Everyone has a voice, everyone has a truth. All of Them are vying for the space in your head.
In this season of divisiveness, finding a space for serenity and self-care becomes essential to the writer. A sheep herding mentality exists—either you’re on one side or the other—there seems no middle ground, and some demand you stand with their truth or you’re a distraction.
It’s central to creative life to join together in small, collaborative communities where our stories are met with acceptance, in the belief that all voices are welcome, all relevant, all creatively unique and distinct.
All points of view and political persuasions should be welcome, too. You can concede or condone. Accept or reject. Once you come to a conclusion—your truth, your meaning—becomes your voice.
Writing at this stage of my life has focused on people I have known who made a difference—whose memories remain and serve as a doorway to craft into scene...impressions of life.
Yesterday was All Saints Day and I attended a lovely Evensong service at the Church Farm School in Exton, Pennsylvania. Founded in 1918, Church Farm School is an independent boarding and day school for boys in grades 9-12 in the Episcopal tradition.

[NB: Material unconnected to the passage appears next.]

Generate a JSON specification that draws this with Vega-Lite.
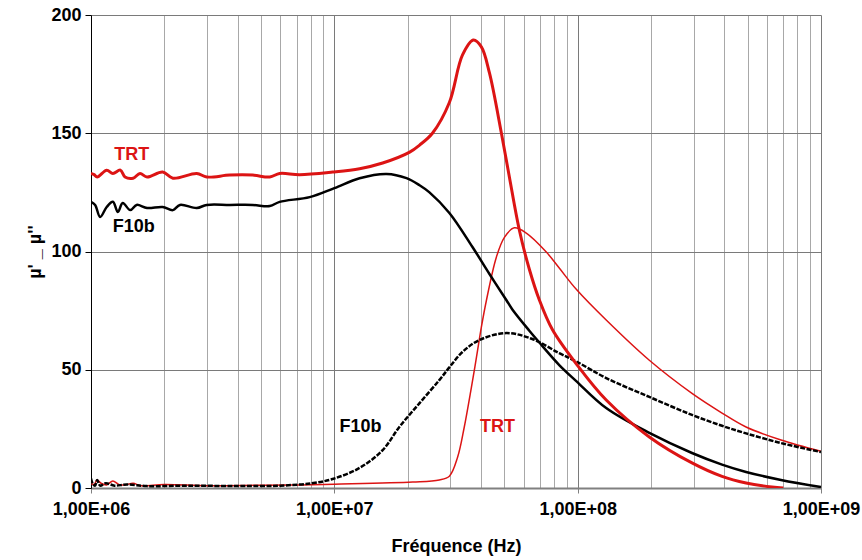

Since the late middle ages, evensong has been the popular name for vespers (from the Latin vesperis,“evening”). In many Anglican cathedrals and other large churches, especially in England, evensong is sung by clergy and choir as a choral liturgy.
The boys’ voices soared to the rafters. Peace and reflection filled the small chapel—a community of worshippers gathered to commemorate all saints, known and unknown. I had felt it time to seek a place of quiet, or as a friend put it, "a space of serenity for self-care and restoration of spirit."
As writers, this is our great gift…stories that bring healing and transformation, insight and awareness. And in that act alone, maybe we can find meaning and truth. Remember those who have come before us—those we have loved and lost—all the while never forgetting the importance of loving and caring for ourselves along this harsh and tempestuous sojourn called life.